By Marc Rabner, MD, MPH, Director, Clinical Applications, Audacious Inquiry LLC
Twitter: @A_INQ
Video conferencing kept us linked during the pandemic, but there was always something missing. Last week’s State HIT Connect Summit held in Baltimore, Maryland filled the gap with three days of real-life conversations and face-to-face meetings. Seeing partners that I work with daily and weekly in person, some for the first time, was exciting as leaders came together to consider new, post-pandemic ways to partner and support common goals.
Several valuable educational sessions were also the highlight of my week at the Summit with specific focus on how to use data and health IT to share SDOH, support public health, and address healthcare disparities and inequity. For example, Dr. Thomas Mason, Chief Medical Officer at HHS’s Office of National Coordinator (ONC) for HealthIT, noted that health equity is one of the ONC’s top priorities in 2022. Dr. Dora Hughes, Chief Medical Officer for The CMS Innovation Center, also shared work done by CMS to analyze how the Capability Maturity Model Integration (CMMi) advances health equity.
Aneesh Chopra, President, Care Journey and Co-Founder of Hunch Analytics, spoke as part of a panel to a packed general session of Medicaid agency experts to discuss data challenges and opportunities in healthcare. Based on the analogy of a bridge, Vishal Chaudry, Chief Data Officer, Washington State Healthcare Authority, mentioned during the session that medical data resides on one side of the river while SDOH and financial data sit on distant banks. Health data infrastructure exists, but the bridge to connect all the various types of health data has not been built. According to Chopra, “Now is the chance for everyone in the room to lead.”
Panelists also encouraged Medicaid beneficiary engagement through texting, and expanded screening using FHIR, APIs and surveys.

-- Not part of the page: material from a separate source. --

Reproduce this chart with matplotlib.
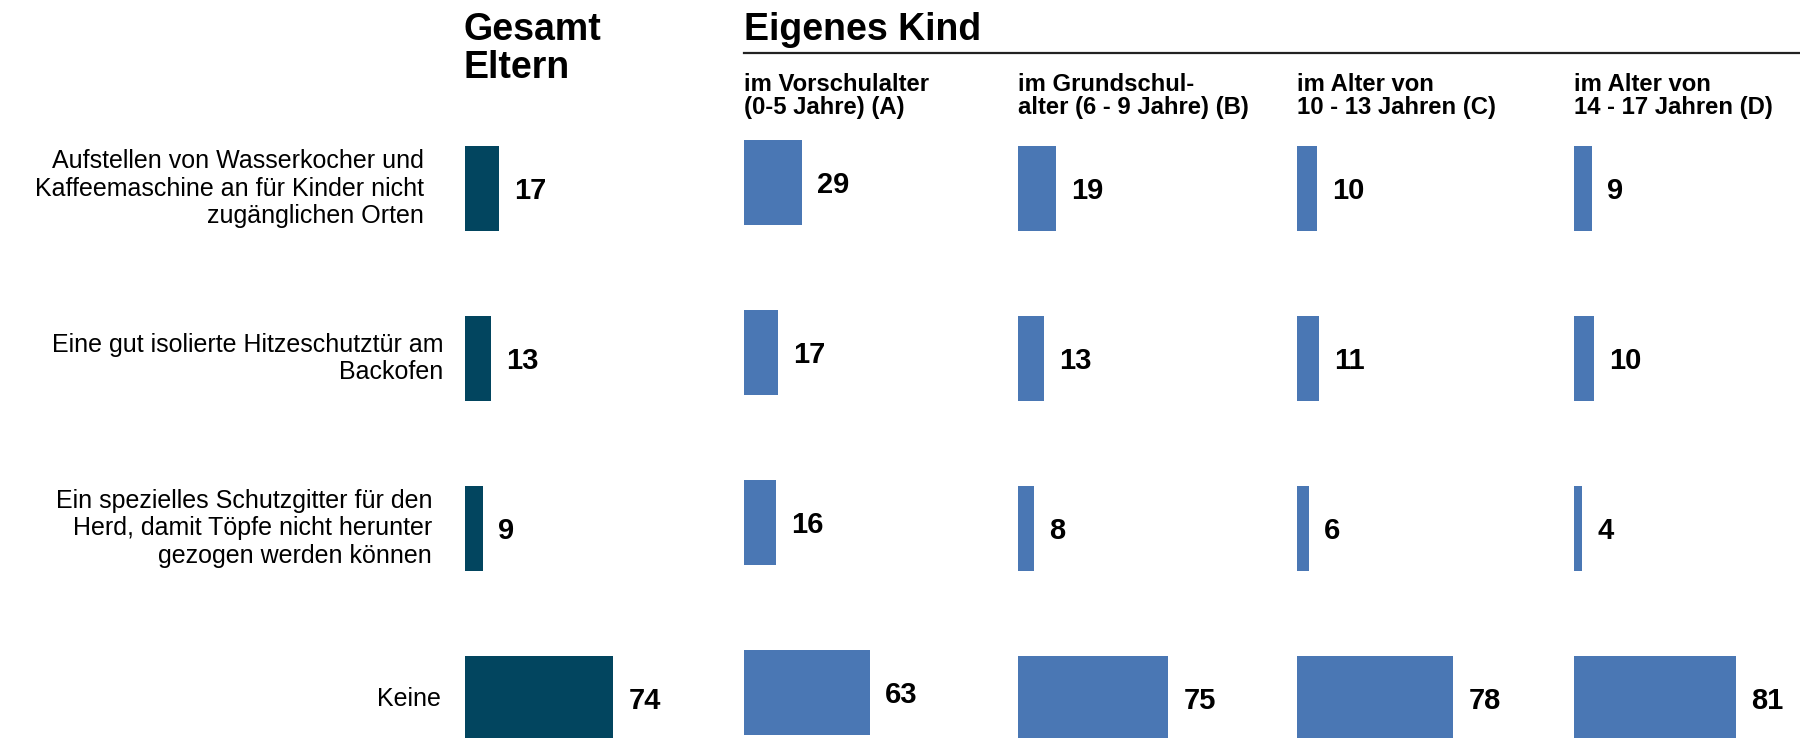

Success requires trust, strong underlying data strategy, knowledge of each state’s population, and identifying changes or new programs that will deliver efficiency and positive healthcare change.
In the Establishing an Equity-Based Interoperable Data Ecosystem to Improve Individual and Community-Health Outcomes session with the Data Access Sectors for Health (DASH), ONC and CMS, Clare Tanner, Program Director, Michigan Public Health Institute, noted that building the conditions and creating the capacities to address well-being and equity depends on trust and relationships, especially across sectors. Technology and data systems that create barriers, work against trust, and can cause more harm than good. Now is the time to ensure technology enhances trust and relationships to serve as a catalyst, and not a barrier.
Public health was another key topic at the 2022 State HIT Connect Summit with a focus on progress across HIEs and Immunization Information Systems (IIS). Prior to the COVID pandemic, many states lacked access to vaccine information. Now there are population-based registries housed in state departments to ensure agencies have more complete data to make better public health decisions. HIEs were important partners in these improvement efforts.
For example, HIEs now have stronger partnerships with health departments to enrich data. In a general session on lessons learned from COVID-19 and public health data modernization, speakers discussed how HIEs also supported contact tracing efforts when public health agencies lacked contact information. Several HIE speakers noted that next steps include data analytics and bidirectional data for public and private health access, especially where health departments don’t have state or regional provider partnerships in place. HIEs were highlighted throughout the Summit as strategic partners to accelerate public health and address health equity.
When it comes to data sharing, there are specific use cases involving behavioral health and social needs data that deserve some additional attention. For example, I heard from audience members that Title 42 statute in the Code of Federal Regulations (CFR) was confusing as to what constitutes protected data and if consents were required for every redisclosure for substance use disorder patient records. As a result, most healthcare organizations remain very restrictive in its use. Hopefully updated regulations will better guide these types of specific data sharing rules to encourage interoperability while also ensuring patient privacy is well protected.
Finally, Medicaid agencies were encouraged to establish equity-based, interoperable data ecosystems to improve individual and community health outcomes. While the pandemic was a central theme throughout the week, attendees were encouraged to reflect on the progress made throughout the last two years and look ahead and think creatively about solutions that may not have been possible in a different era.